- WHAT THIS TASK INVOLVES
Print each line of the listing once more, precisely as given.

- DATA

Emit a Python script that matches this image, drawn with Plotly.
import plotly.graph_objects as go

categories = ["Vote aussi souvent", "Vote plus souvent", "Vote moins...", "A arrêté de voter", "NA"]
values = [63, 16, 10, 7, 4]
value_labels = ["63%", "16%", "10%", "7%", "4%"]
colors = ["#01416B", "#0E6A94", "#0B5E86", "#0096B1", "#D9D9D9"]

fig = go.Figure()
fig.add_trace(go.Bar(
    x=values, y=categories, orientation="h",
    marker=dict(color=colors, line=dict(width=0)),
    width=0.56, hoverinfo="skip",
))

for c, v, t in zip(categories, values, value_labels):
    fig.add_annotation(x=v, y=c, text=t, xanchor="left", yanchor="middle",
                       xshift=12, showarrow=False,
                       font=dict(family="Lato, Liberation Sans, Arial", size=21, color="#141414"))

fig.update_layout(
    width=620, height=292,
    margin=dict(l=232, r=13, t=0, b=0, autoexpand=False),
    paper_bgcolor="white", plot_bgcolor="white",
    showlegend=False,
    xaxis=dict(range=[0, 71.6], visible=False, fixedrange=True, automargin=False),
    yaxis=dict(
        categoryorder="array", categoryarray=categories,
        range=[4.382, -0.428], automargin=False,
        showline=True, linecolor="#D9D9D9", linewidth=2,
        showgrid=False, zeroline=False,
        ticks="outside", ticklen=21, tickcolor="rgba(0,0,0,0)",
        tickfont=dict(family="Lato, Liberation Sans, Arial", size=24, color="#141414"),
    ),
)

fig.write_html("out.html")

- ANSWER
Emit a Python script that matches this image, drawn with Plotly.
import plotly.graph_objects as go

categories = ["Vote aussi souvent", "Vote plus souvent", "Vote moins...", "A arrêté de voter", "NA"]
values = [63, 16, 10, 7, 4]
value_labels = ["63%", "16%", "10%", "7%", "4%"]
colors = ["#01416B", "#0E6A94", "#0B5E86", "#0096B1", "#D9D9D9"]

fig = go.Figure()
fig.add_trace(go.Bar(
    x=values, y=categories, orientation="h",
    marker=dict(color=colors, line=dict(width=0)),
    width=0.56, hoverinfo="skip",
))

for c, v, t in zip(categories, values, value_labels):
    fig.add_annotation(x=v, y=c, text=t, xanchor="left", yanchor="middle",
                       xshift=12, showarrow=False,
                       font=dict(family="Lato, Liberation Sans, Arial", size=21, color="#141414"))

fig.update_layout(
    width=620, height=292,
    margin=dict(l=232, r=13, t=0, b=0, autoexpand=False),
    paper_bgcolor="white", plot_bgcolor="white",
    showlegend=False,
    xaxis=dict(range=[0, 71.6], visible=False, fixedrange=True, automargin=False),
    yaxis=dict(
        categoryorder="array", categoryarray=categories,
        range=[4.382, -0.428], automargin=False,
        showline=True, linecolor="#D9D9D9", linewidth=2,
        showgrid=False, zeroline=False,
        ticks="outside", ticklen=21, tickcolor="rgba(0,0,0,0)",
        tickfont=dict(family="Lato, Liberation Sans, Arial", size=24, color="#141414"),
    ),
)

fig.write_html("out.html")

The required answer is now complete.